**The task**
Leaving out all pictures, copy exactly the lines from the one containing "Recreate this image" down to the one containing "plt.rcParams['font.family'] = ['Liberation", both of them included.

**Records provided**
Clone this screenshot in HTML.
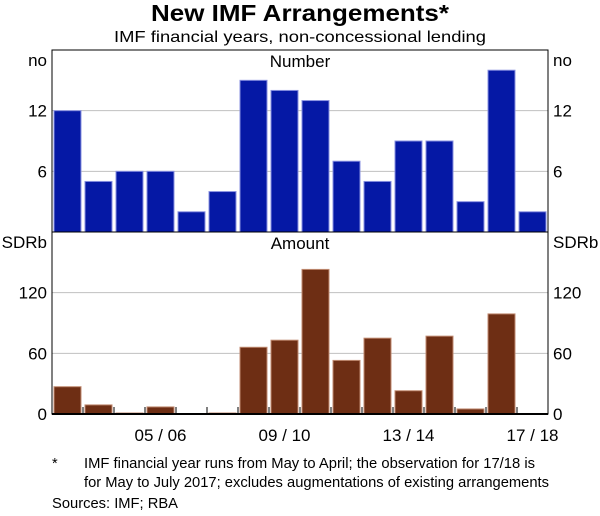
<!DOCTYPE html>
<html><head><meta charset="utf-8"><style>
body{margin:0;background:#fff;}
svg text{font-family:"Liberation Sans",Arial,sans-serif;fill:#000;}
</style></head><body>
<svg id="chart" width="600" height="511" viewBox="0 0 600 511" xmlns="http://www.w3.org/2000/svg">
<text x="300" y="21" text-anchor="middle" font-size="23" font-weight="bold" textLength="298" lengthAdjust="spacingAndGlyphs">New IMF Arrangements*</text>
<text x="300" y="42" text-anchor="middle" font-size="16" textLength="372" lengthAdjust="spacingAndGlyphs">IMF financial years, non-concessional lending</text>
<g id="plot"></g>
<text x="52" y="468" font-size="14.5">*</text>
<text x="84" y="468" font-size="14.5" textLength="451" lengthAdjust="spacingAndGlyphs">IMF financial year runs from May to April; the observation for 17/18 is</text>
<text x="84" y="487" font-size="14.5" textLength="465" lengthAdjust="spacingAndGlyphs">for May to July 2017; excludes augmentations of existing arrangements</text>
<text x="52" y="508" font-size="14.5" textLength="126" lengthAdjust="spacingAndGlyphs">Sources: IMF; RBA</text>
</svg>
<script>
const categories=["02/03","03/04","04/05","05/06","06/07","07/08","08/09","09/10","10/11","11/12","12/13","13/14","14/15","15/16","16/17","17/18"];
const numberValues=[12,5,6,6,2,4,15,14,13,7,5,9,9,3,16,2];
const amountValues=[27,9,1,7,0.3,1,66,73,143,53,75,23,77,5,99,0.5];
const numberTicks=[6,12];
const amountTicks=[0,60,120];
const xLabels=["05/06","09/10","13/14","17/18"];
const NS="http://www.w3.org/2000/svg";
const g=document.getElementById('plot');
const L=52,R=548;
const band=(R-L)/categories.length;
function mk(t,a){const e=document.createElementNS(NS,t);for(const k in a)e.setAttribute(k,a[k]);g.appendChild(e);return e;}
function panel(top,bot,max,vals,ticks,color,edge,title,unit,nm){
  const y=v=>bot-(v/max)*(bot-top);
  ticks.forEach(t=>{
    if(t>0){
      const l=mk('line',{x1:L,x2:R,y1:y(t),y2:y(t),stroke:'#c0c0c0','stroke-width':1});
      
      
    }
    [[L-5,'end'],[R+5,'start']].forEach(([x,a])=>{
      const tx=mk('text',{x:x,y:y(t)+6,'text-anchor':a,'font-size':17});tx.textContent=t;
      
      
    });
  });
  [[L-5,'end'],[R+5,'start']].forEach(([x,a])=>{
    const tx=mk('text',{x:x,y:top+16,'text-anchor':a,'font-size':17});tx.textContent=unit;
    
    
  });
  const tt=mk('text',{x:300,y:top+17,'text-anchor':'middle','font-size':17});tt.textContent=title;
  
  
  vals.forEach((v,i)=>{
    const x=L+band*i+2,h=bot-y(v);
    const b=mk('rect',{x:x,y:y(v),width:band-4,height:Math.max(h,0.5),fill:color,stroke:edge,'stroke-width':1});
    
    
  });
}
panel(50,232,18,numberValues,numberTicks,'#0518a5','#8890e0','Number','no','number');
panel(232,414,180,amountValues,amountTicks,'#6e2e14','#c08a70','Amount','SDRb','amount');
for(let i=1;i<categories.length;i++){
  const x=L+band*i;
  const t=mk('line',{x1:x,x2:x,y1:414,y2:407,stroke:'#000','stroke-width':1});
  
  
}
xLabels.forEach(lb=>{
  const i=categories.indexOf(lb);
  const tx=mk('text',{x:L+band*(i+0.5),y:441,'text-anchor':'middle','font-size':17});tx.textContent=lb.replace('/',' / ');
  
  
});
const f=mk('rect',{x:L,y:50,width:R-L,height:364,fill:'none',stroke:'#000','stroke-width':1});


const d=mk('line',{x1:L,x2:R,y1:232,y2:232,stroke:'#000','stroke-width':1});


const ax=mk('line',{x1:L,x2:R,y1:414,y2:414,stroke:'#000','stroke-width':2});


</script>
</body></html>
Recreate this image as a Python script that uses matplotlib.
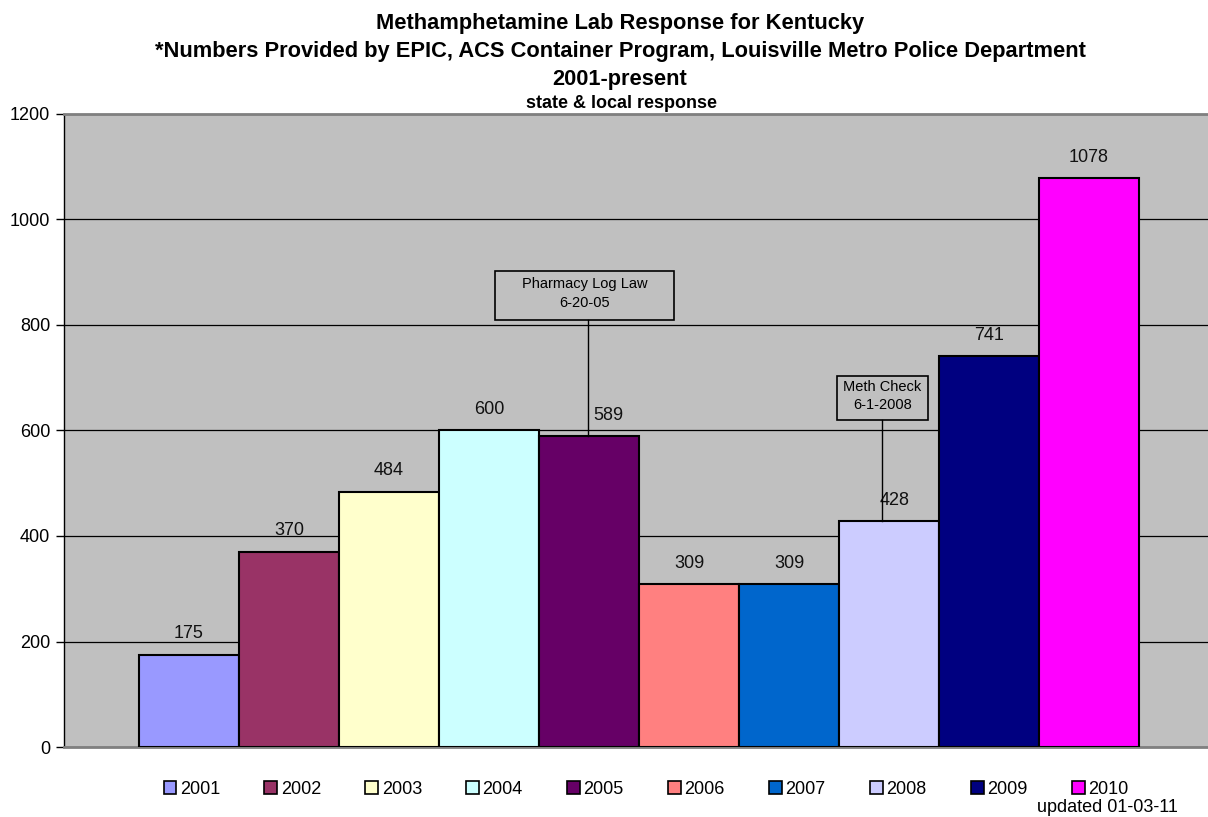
import numpy as np
import matplotlib
matplotlib.use('Agg')
import matplotlib.pyplot as plt
from matplotlib.patches import Patch, Rectangle

plt.rcParams['font.family'] = ['Liberation Sans', 'DejaVu Sans']

# Meth lab responses per year
YEARS = ['2001', '2002', '2003', '2004', '2005',
         '2006', '2007', '2008', '2009', '2010']
COUNTS = [175, 370, 484, 600, 589, 309, 309, 428, 741, 1078]
COLOURS = ['#9999FF', '#993366', '#FFFFCC', '#CCFFFF', '#660066',
           '#FF8080', '#0066CC', '#CCCCFF', '#000080', '#FF00FF']
Y_TICKS = [0, 200, 400, 600, 800, 1000, 1200]

TITLE_LINES = ['Methamphetamine Lab Response for Kentucky',
               '*Numbers Provided by EPIC, ACS Container Program, Louisville Metro Police Department',
               '2001-present']
SUBTITLE = 'state & local response'


def main():
    W, H = 1208, 817
    fig = plt.figure(figsize=(W / 100, H / 100), dpi=100)
    ax = fig.add_axes([64 / W, (H - 747) / H, (W - 64) / W, 633 / H])
    ax.set_facecolor('#C0C0C0')

    x = np.arange(len(YEARS))
    ax.bar(x, COUNTS, width=1.0, color=COLOURS, edgecolor='black',
           linewidth=1.5, zorder=3)

    # labels next to a callout line are nudged right (px)
    nudge = {4: 19, 7: 6}
    for i, (xi, v) in enumerate(zip(x, COUNTS)):
        ax.annotate(str(v), (xi, v), xytext=(nudge.get(i, 0) * 0.72, 15),
                    textcoords='offset points', ha='center', va='center',
                    fontsize=13, color='#111111')

    ax.set_xlim(-1.25, len(YEARS) + 0.19)
    ax.set_ylim(0, 1200)
    ax.set_yticks(Y_TICKS)
    ax.set_xticks([])
    ax.tick_params(axis='y', labelsize=13, length=6, width=1, pad=4)
    ax.yaxis.grid(True, color='black', linewidth=0.9, zorder=0)
    ax.set_axisbelow(True)

    for side in ['top', 'bottom']:
        ax.spines[side].set_color('#808080')
        ax.spines[side].set_linewidth(2)
    ax.spines['right'].set_visible(False)
    ax.spines['left'].set_color('black')
    ax.spines['left'].set_linewidth(1)

    # callouts: text, centre x, width, y0, y1, line x, bar index
    callouts = [
        ('Pharmacy Log Law\n6-20-05', 3.955, 1.79, 810, 902, 3.99, 4),
        ('Meth Check\n6-1-2008', 6.935, 0.91, 620, 703, 6.93, 7),
    ]
    for label, cx, w, y0, y1, lx, bar_i in callouts:
        ax.add_patch(Rectangle((cx - w / 2, y0), w, y1 - y0, facecolor='none',
                               edgecolor='black', linewidth=1.2, zorder=4))
        ax.annotate(label, (cx, (y0 + y1) / 2), xytext=(0, 1.5),
                    textcoords='offset points', ha='center', va='center',
                    fontsize=10.5, linespacing=1.4, zorder=5)
        ax.plot([lx, lx], [y0, COUNTS[bar_i]], color='black', linewidth=1, zorder=4)

    # titles
    for txt, ypx in zip(TITLE_LINES, [23, 51, 79]):
        fig.text(620 / W, 1 - ypx / H, txt, ha='center', va='center',
                 fontsize=15.75, fontweight='bold')
    fig.text(622 / W, 1 - 103 / H, SUBTITLE, ha='center', va='center',
             fontsize=13, fontweight='bold')

    handles = [Patch(facecolor=c, edgecolor='black', linewidth=1.2, label=y)
               for c, y in zip(COLOURS, YEARS)]
    fig.legend(handles=handles, loc='center', bbox_to_anchor=(646 / W, 1 - 789 / H),
               ncol=len(YEARS), frameon=False, fontsize=13, handlelength=0.7,
               handleheight=0.7, handletextpad=0.2, columnspacing=2.46)
    fig.text(1178 / W, 1 - 808 / H, 'updated 01-03-11', ha='right', va='center',
             fontsize=13)

    fig.savefig('out.png', dpi=100)
    plt.close(fig)


if __name__ == '__main__':
    main()
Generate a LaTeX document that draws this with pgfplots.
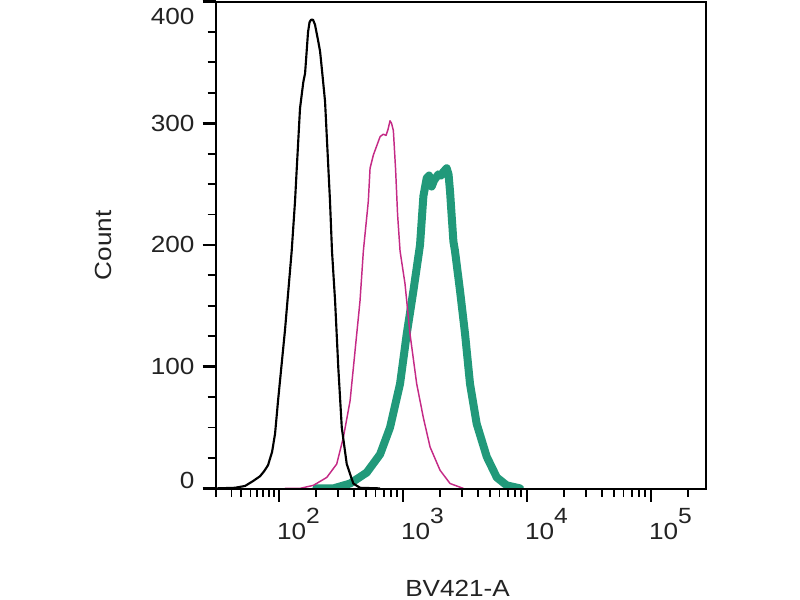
\documentclass[border=0pt]{standalone}
\usepackage{fontspec}
\setmainfont{Liberation Sans}[FakeStretch=1.12]
\usepackage{pgfplots}
\pgfplotsset{compat=1.18}
\definecolor{tealc}{RGB}{33,153,122}
\definecolor{pinkc}{RGB}{196,42,134}
\definecolor{txt}{RGB}{35,35,35}
\newcommand{\dec}[1]{10\raisebox{12pt}{\fontsize{16.5}{17}\selectfont #1}}
\newcommand{\lbl}{\fontsize{17.5}{21}\selectfont}
\begin{document}
\begin{tikzpicture}
\useasboundingbox (0,0) rectangle (600pt,450pt);
\begin{axis}[
  at={(161.8pt,83.25pt)}, anchor=south west,
  scale only axis, width=367.5pt, height=365.6pt,
  xmin=1.4895, xmax=5.441, ymin=-0.5, ymax=400,
  axis on top,
  axis line style={line width=1.5pt, black},
  tick align=outside, tick pos=left,
  xtick={2,3,4,5},
  xticklabels={\dec{2},\dec{3},\dec{4},\dec{5}},
  minor xtick={1.49,1.617,1.694,1.770,1.823,1.873,1.919,1.960,
    2.301,2.477,2.602,2.699,2.778,2.845,2.903,2.954,
    3.301,3.477,3.602,3.699,3.778,3.845,3.903,3.954,
    4.301,4.477,4.602,4.699,4.778,4.845,4.903,4.954,5.301},
  ytick={0,100,200,300,400},
  yticklabels={\raisebox{6pt}[\height][\depth]{0},100,200,300,\raisebox{-11.25pt}[\height][\depth]{400}},
  minor y tick num=3,
  major tick length=9.75pt, minor tick length=6pt,
  every major tick/.style={black, line width=2pt},
  every minor tick/.style={black, line width=1.4pt},
  ticklabel style={font=\lbl, text=txt, inner sep=0pt},
  xticklabel style={anchor=north west, xshift=-1.7pt, yshift=-4.5pt},
  yticklabel style={anchor=east, xshift=-6pt},
  xlabel={BV421-A}, ylabel={Count},
  xlabel style={at={(axis description cs:0.4935,-0.203)}, anchor=center, font=\lbl, text=txt, inner sep=0pt},
  ylabel style={at={(axis description cs:-0.23,0.5)}, anchor=center, font=\lbl, text=txt, inner sep=0pt},
]
\addplot[tealc, line width=6pt, line join=round, line cap=round] coordinates {
(2.3,0)(2.438,0)(2.573,4)(2.707,13)(2.815,28)(2.895,50)(2.976,86)(3.030,127)(3.083,162)
(3.137,200)(3.164,240)(3.191,255)(3.210,257)(3.231,248)(3.250,253)(3.285,258)(3.306,257)
(3.325,260)(3.352,263)(3.367,258)(3.379,244)(3.406,203)(3.419,195)(3.460,162)(3.500,127)
(3.540,86)(3.594,53)(3.675,26)(3.756,9)(3.836,2.5)(3.944,0)
};
\addplot[pinkc, line width=1.1pt, line join=round] coordinates {
(2.048,0)(2.169,0)(2.277,2.5)(2.385,9)(2.465,20)(2.519,42)(2.573,72)(2.613,113)(2.653,154)
(2.680,195)(2.720,236)(2.734,263)(2.761,274)(2.815,289)(2.841,291)(2.863,290)(2.879,295)
(2.895,302)(2.907,300)(2.922,294)(2.940,262)(2.956,225)(2.976,195)(3.016,168)(3.056,127)
(3.110,86)(3.164,58)(3.218,34)(3.298,15)(3.379,4)(3.486,0)
};
\addplot[black, line width=1.6pt, line join=round] coordinates {
(1.4895,0)(1.645,0.5)(1.726,2)(1.790,6)(1.847,10)(1.879,14)(1.911,19)(1.944,30)(1.968,45)
(1.992,72)(2.048,130)(2.102,195)(2.129,236)(2.143,263)(2.169,312)(2.196,334)(2.210,341)
(2.234,375)(2.246,383)(2.258,385)(2.274,385)(2.290,381)(2.315,368)(2.331,359)(2.347,343)
(2.371,318)(2.411,236)(2.427,195)(2.452,154)(2.478,99)(2.506,50)(2.546,20)(2.599,4)
(2.653,0.5)(2.815,0)
};
\end{axis}
\end{tikzpicture}
\end{document}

**Solution for this exercise**
Recreate this image as a Python script that uses matplotlib.
import numpy as np
import matplotlib
matplotlib.use('Agg')
import matplotlib.pyplot as plt
from matplotlib.patches import Patch, Rectangle

plt.rcParams['font.family'] = ['Liberation Sans', 'DejaVu Sans']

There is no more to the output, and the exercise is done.